─── Dataset section ───

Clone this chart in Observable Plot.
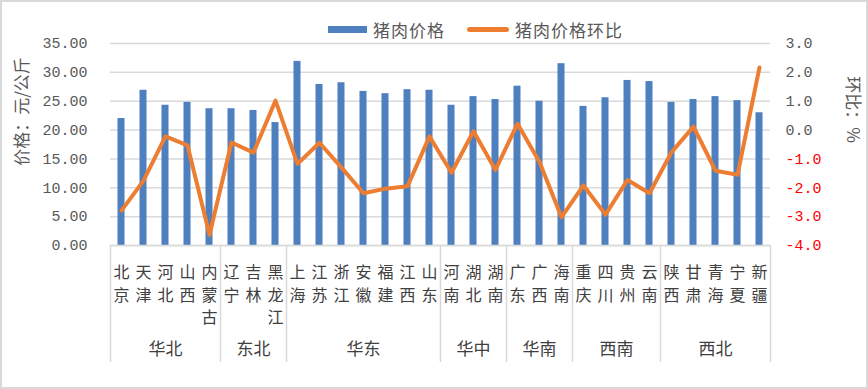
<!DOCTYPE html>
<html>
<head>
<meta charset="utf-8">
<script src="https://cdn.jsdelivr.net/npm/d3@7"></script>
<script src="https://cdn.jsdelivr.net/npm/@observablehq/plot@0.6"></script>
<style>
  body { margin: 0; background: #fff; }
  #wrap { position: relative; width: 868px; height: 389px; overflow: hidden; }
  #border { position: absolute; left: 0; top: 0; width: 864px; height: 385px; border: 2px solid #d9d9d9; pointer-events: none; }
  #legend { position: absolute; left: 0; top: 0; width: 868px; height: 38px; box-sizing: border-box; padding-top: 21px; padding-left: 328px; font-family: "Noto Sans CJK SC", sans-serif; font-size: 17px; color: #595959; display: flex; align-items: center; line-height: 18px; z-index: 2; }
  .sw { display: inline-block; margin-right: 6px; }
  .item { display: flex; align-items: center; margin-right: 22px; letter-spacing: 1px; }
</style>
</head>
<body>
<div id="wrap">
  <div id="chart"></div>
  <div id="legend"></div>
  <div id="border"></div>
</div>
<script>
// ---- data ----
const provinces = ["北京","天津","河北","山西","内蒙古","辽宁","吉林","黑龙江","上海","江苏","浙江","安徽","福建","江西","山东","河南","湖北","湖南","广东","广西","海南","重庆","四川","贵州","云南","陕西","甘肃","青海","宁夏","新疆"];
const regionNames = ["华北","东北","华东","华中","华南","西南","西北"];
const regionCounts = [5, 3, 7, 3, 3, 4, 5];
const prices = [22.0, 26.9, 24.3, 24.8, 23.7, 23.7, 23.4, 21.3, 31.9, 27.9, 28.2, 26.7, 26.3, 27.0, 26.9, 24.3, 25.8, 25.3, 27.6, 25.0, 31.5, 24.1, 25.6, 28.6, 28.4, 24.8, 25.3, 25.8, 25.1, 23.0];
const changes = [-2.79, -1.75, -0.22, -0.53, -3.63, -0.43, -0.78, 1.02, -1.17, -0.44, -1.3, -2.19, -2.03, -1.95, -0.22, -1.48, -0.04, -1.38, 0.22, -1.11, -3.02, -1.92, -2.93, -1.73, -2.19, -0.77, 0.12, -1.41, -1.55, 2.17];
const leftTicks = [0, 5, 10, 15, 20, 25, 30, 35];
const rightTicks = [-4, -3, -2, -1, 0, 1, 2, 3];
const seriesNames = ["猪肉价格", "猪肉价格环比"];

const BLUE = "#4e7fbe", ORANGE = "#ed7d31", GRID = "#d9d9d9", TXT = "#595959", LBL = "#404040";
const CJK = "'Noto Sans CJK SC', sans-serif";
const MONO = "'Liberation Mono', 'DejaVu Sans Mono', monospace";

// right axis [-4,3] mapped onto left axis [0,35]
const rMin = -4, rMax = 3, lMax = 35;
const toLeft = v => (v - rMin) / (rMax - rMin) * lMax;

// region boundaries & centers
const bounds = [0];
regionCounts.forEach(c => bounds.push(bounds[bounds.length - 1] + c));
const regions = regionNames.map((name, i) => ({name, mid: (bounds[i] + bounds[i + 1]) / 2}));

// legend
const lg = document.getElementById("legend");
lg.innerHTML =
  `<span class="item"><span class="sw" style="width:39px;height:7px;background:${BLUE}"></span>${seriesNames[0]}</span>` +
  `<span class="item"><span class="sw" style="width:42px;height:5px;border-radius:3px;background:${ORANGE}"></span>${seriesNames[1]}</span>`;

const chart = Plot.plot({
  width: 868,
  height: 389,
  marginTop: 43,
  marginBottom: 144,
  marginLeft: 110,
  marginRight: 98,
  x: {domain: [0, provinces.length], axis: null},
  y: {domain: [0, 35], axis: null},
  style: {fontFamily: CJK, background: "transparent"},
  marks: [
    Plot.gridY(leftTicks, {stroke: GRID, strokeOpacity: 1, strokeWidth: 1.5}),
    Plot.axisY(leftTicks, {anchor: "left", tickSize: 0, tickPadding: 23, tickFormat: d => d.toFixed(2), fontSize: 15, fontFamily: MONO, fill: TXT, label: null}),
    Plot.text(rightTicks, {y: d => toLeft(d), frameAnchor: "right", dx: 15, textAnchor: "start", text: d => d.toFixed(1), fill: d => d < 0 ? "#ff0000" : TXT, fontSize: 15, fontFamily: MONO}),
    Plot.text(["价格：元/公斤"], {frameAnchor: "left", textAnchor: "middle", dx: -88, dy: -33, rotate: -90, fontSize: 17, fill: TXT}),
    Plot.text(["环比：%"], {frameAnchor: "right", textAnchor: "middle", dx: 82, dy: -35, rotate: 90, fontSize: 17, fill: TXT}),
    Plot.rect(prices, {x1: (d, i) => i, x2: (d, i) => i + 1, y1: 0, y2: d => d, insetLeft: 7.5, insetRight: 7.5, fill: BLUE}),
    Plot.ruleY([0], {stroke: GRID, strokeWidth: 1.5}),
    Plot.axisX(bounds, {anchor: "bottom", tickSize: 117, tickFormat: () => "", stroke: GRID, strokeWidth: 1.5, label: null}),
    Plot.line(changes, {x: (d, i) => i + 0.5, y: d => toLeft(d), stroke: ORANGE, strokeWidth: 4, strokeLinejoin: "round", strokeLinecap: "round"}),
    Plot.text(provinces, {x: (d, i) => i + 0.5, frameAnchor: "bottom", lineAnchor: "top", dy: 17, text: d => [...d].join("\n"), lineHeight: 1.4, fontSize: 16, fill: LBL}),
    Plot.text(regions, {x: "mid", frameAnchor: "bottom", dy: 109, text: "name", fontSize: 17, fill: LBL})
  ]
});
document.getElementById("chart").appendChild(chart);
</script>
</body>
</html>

───

■ **What the exercise asks**: Return every line containing "chart".

■ **Finished answer**:
Clone this chart in Observable Plot.
  <div id="chart"></div>
const chart = Plot.plot({
document.getElementById("chart").appendChild(chart);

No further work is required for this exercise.